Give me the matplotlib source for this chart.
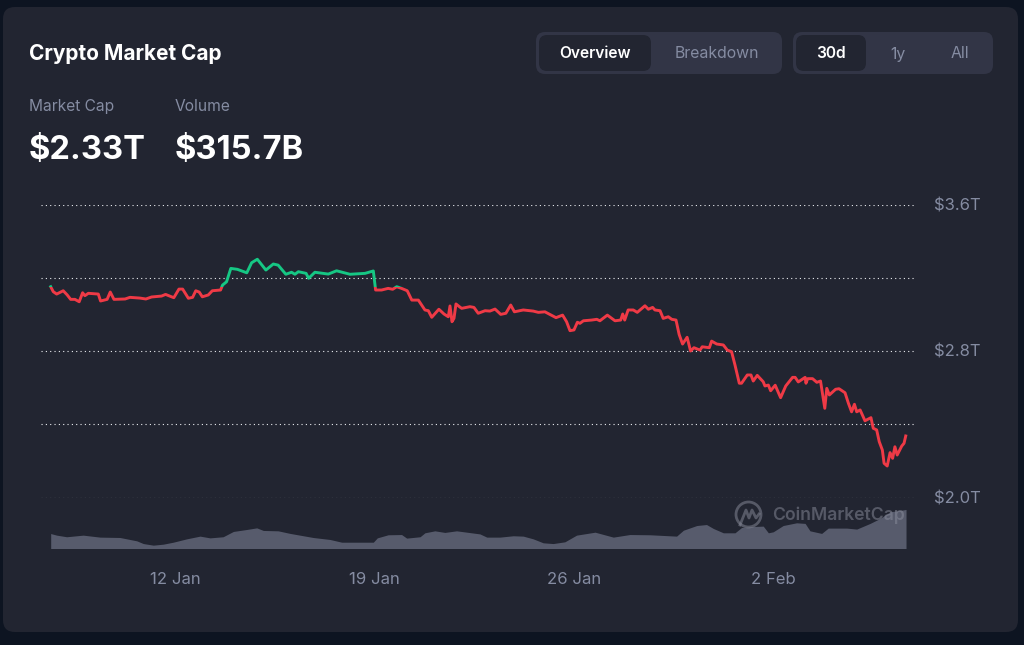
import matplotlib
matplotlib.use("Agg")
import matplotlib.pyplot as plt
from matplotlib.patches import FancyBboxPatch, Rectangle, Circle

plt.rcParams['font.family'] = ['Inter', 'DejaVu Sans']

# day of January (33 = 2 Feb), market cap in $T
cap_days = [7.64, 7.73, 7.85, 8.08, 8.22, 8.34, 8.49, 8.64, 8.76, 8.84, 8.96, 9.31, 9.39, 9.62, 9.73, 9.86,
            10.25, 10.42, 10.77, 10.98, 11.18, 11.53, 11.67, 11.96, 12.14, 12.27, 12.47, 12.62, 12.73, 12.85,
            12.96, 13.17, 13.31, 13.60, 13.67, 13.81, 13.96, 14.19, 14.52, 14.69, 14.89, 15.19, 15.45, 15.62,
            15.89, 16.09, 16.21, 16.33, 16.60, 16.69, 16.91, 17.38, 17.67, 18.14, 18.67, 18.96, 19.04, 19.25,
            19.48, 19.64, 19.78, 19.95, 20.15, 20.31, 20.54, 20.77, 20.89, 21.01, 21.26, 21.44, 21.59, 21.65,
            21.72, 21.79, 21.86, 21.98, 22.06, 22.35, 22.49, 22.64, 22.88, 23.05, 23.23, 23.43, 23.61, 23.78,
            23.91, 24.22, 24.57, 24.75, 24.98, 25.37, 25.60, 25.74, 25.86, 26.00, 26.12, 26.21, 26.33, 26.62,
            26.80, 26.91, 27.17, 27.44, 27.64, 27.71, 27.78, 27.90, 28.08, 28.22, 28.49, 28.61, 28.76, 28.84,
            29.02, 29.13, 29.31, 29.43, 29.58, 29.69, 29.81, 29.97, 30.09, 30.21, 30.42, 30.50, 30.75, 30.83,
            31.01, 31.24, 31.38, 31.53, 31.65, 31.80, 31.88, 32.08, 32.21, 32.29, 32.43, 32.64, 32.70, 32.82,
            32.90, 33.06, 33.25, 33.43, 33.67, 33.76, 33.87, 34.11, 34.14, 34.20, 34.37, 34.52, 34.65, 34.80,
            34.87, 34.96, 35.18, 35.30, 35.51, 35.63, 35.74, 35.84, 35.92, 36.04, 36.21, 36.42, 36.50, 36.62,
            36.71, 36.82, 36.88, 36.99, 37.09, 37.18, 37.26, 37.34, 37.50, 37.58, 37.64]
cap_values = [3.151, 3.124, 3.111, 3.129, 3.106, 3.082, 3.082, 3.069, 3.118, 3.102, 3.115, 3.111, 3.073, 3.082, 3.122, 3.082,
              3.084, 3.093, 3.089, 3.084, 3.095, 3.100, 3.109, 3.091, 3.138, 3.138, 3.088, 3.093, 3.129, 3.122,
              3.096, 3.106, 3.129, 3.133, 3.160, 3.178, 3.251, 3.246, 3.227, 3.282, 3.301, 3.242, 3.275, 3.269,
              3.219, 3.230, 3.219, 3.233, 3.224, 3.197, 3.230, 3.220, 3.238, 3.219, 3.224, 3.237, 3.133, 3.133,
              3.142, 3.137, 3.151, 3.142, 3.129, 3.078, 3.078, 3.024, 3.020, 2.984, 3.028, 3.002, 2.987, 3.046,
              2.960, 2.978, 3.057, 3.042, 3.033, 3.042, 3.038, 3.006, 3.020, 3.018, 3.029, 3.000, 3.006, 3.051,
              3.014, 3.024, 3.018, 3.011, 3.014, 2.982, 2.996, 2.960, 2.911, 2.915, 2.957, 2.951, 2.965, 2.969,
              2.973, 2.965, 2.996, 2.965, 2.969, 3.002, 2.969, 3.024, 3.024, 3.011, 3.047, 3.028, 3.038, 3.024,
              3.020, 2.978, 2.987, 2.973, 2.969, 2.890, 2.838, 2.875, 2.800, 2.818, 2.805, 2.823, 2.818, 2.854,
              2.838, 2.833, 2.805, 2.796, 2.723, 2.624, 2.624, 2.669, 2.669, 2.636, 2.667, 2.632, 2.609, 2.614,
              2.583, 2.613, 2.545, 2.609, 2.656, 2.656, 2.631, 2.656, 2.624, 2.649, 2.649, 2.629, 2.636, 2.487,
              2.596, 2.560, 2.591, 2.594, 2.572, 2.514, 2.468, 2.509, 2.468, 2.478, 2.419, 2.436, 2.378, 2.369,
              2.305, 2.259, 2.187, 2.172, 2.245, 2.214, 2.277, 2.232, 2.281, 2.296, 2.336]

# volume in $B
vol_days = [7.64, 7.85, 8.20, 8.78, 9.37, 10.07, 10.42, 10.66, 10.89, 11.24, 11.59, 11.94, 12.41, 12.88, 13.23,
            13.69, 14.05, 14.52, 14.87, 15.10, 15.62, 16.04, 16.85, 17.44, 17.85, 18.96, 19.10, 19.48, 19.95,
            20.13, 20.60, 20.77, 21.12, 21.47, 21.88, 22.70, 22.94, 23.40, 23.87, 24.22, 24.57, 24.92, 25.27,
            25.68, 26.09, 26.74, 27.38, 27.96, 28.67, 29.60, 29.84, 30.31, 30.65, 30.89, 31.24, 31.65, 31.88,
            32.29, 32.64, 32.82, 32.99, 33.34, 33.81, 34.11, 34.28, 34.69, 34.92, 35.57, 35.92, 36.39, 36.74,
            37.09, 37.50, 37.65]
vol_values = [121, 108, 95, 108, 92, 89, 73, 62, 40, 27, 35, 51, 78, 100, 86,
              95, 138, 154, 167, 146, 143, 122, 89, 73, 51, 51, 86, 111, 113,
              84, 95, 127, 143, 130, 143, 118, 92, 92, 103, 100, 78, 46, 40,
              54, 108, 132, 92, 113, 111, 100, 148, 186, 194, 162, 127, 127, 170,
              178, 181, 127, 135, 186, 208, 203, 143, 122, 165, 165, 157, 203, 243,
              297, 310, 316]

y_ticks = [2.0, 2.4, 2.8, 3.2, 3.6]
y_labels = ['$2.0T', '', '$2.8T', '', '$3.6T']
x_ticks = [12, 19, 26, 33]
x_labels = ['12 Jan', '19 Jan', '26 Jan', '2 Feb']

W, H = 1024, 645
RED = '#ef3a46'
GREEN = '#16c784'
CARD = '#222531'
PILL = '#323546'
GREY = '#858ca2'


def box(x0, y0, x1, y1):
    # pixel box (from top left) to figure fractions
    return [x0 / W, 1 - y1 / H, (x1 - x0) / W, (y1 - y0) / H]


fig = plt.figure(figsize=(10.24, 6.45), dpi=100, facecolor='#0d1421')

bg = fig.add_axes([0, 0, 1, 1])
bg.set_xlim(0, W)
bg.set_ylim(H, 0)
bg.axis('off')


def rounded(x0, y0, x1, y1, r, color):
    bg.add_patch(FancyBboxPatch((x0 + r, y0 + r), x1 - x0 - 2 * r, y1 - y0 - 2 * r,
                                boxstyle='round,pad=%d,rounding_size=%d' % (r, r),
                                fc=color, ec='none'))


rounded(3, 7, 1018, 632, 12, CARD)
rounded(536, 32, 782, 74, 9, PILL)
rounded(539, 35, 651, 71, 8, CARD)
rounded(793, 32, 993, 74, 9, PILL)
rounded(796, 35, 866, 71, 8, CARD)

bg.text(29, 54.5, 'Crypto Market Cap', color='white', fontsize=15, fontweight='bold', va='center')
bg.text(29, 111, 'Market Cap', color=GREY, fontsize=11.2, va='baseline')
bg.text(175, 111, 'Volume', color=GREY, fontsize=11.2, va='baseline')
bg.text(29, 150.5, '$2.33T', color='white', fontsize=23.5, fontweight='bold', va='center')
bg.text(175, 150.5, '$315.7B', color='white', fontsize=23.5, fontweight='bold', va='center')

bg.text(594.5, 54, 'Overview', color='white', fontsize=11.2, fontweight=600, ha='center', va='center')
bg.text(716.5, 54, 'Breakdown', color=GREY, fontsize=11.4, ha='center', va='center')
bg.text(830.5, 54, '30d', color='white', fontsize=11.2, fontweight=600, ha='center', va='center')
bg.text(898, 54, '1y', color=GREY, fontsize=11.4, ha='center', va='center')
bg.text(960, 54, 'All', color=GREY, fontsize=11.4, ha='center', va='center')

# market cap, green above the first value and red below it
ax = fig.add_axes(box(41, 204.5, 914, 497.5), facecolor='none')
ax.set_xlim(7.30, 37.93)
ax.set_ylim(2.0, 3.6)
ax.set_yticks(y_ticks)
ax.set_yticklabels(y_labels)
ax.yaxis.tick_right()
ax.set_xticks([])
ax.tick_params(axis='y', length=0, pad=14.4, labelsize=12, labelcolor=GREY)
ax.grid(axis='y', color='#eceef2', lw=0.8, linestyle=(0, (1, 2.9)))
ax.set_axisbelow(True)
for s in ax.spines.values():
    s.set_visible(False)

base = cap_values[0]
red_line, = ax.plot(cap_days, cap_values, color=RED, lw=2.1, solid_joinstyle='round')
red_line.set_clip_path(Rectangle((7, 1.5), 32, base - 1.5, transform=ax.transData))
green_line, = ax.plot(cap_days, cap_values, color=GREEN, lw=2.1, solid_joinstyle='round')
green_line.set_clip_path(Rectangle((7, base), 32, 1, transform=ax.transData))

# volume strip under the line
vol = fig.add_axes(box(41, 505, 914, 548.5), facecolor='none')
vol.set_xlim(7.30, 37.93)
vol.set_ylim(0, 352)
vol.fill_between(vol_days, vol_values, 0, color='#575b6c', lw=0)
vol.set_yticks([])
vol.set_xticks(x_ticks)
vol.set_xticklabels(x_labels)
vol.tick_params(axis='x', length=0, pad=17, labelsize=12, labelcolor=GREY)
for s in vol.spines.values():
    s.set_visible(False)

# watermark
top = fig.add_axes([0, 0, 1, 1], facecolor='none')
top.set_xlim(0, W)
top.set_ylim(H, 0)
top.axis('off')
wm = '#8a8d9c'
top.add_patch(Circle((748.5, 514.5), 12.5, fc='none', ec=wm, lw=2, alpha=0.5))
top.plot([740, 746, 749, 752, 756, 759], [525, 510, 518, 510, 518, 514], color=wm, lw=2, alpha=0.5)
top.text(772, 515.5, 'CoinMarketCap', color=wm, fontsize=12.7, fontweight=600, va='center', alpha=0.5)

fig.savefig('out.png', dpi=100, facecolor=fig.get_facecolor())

▬▬▬

:: Set exercise ::
The lines from the start of the data through the line that contains "plt.rcParams['font.family'] = ['Inter', 'DejaVu" are to be returned exactly, please, with both ends included and every picture left out.

:: Result of the task ::
Give me the matplotlib source for this chart.
import matplotlib
matplotlib.use("Agg")
import matplotlib.pyplot as plt
from matplotlib.patches import FancyBboxPatch, Rectangle, Circle

plt.rcParams['font.family'] = ['Inter', 'DejaVu Sans']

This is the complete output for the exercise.